Despite the fact that 81% of people don’t believe in the long-term success of those with degrees in dance, the survey also revealed that, out of 130 dance or performing arts graduates questioned, only 15 were currently unemployed.

Out of the remaining 115, 59 stated they were in a career related to their degree, whilst 57 were employed, but not in a career related to what they studied.

The survey was carried out by Dance Direct, in a bid to uncover UK perceptions of students pursuing a career in the extremely competitive dance industry.

It also found that 55% of the UK population think that it’s harder to get a job in a performing arts discipline, rather than a more traditional area such as business, teaching or scientific studies.

43% also believe that a dance career would burn out whilst the person is in their thirties.
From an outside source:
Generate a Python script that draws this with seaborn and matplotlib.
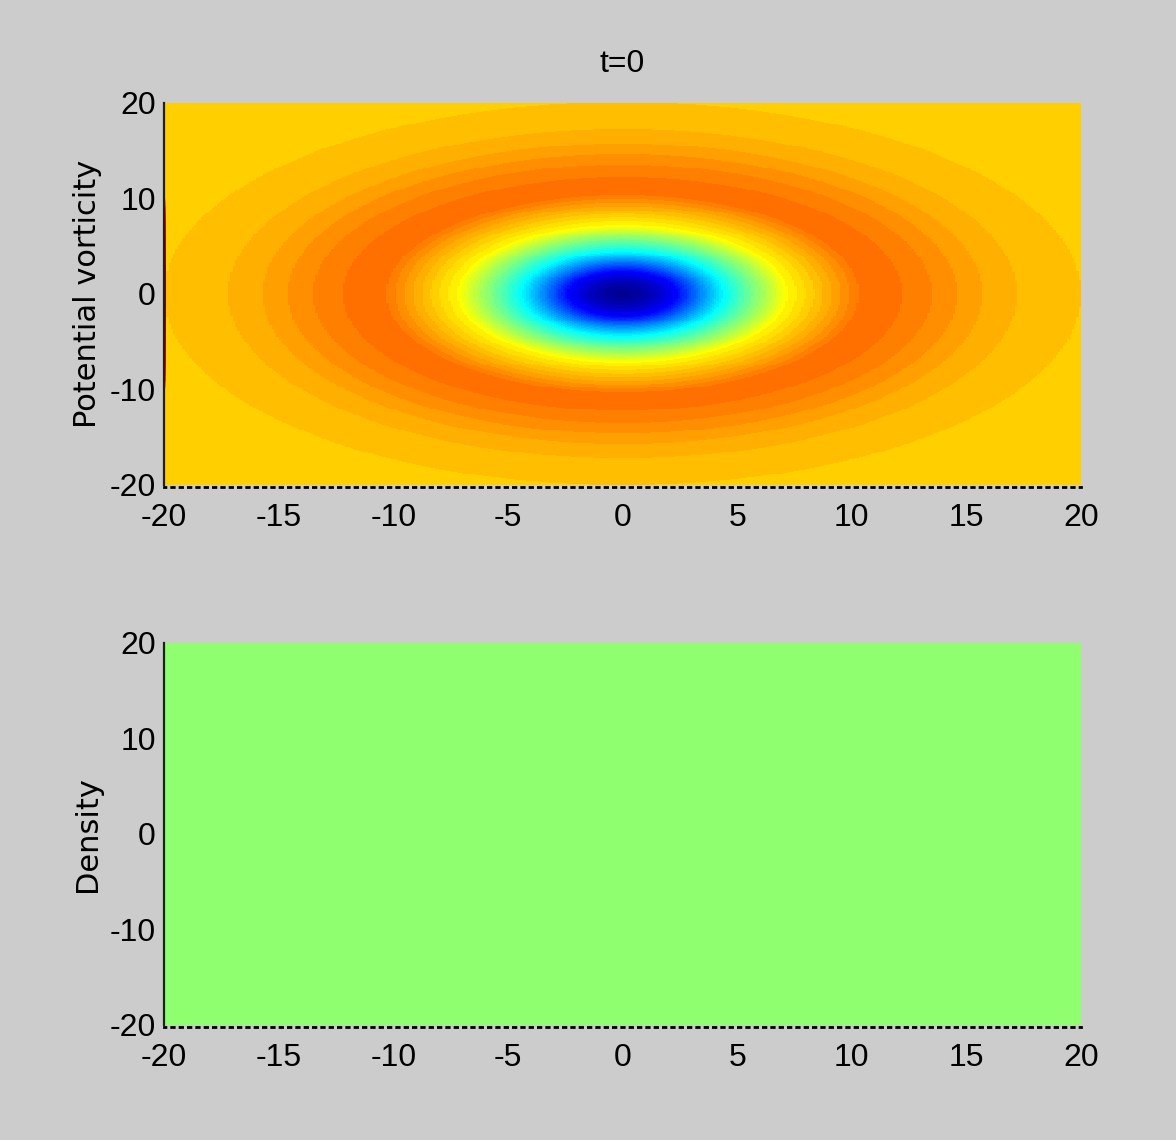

Coming alongside a context of increased tuition fees and debate over the value of university education vs. on the job training, the survey results are likely to add fuel to the arguments of those opposed to so-called ‘easy’ degree options.

Maybe unsurprisingly, it appears that the younger you are, the higher your opinion of dance and performing arts degrees.

Whilst 38% of 18-24 year olds see this type of degree as valuable as a theoretical subject, just 15% of 55+ year olds agree – highlighting a clear disparity in the opinions of recent graduates compared to those of their parents’ and grandparents’ generation.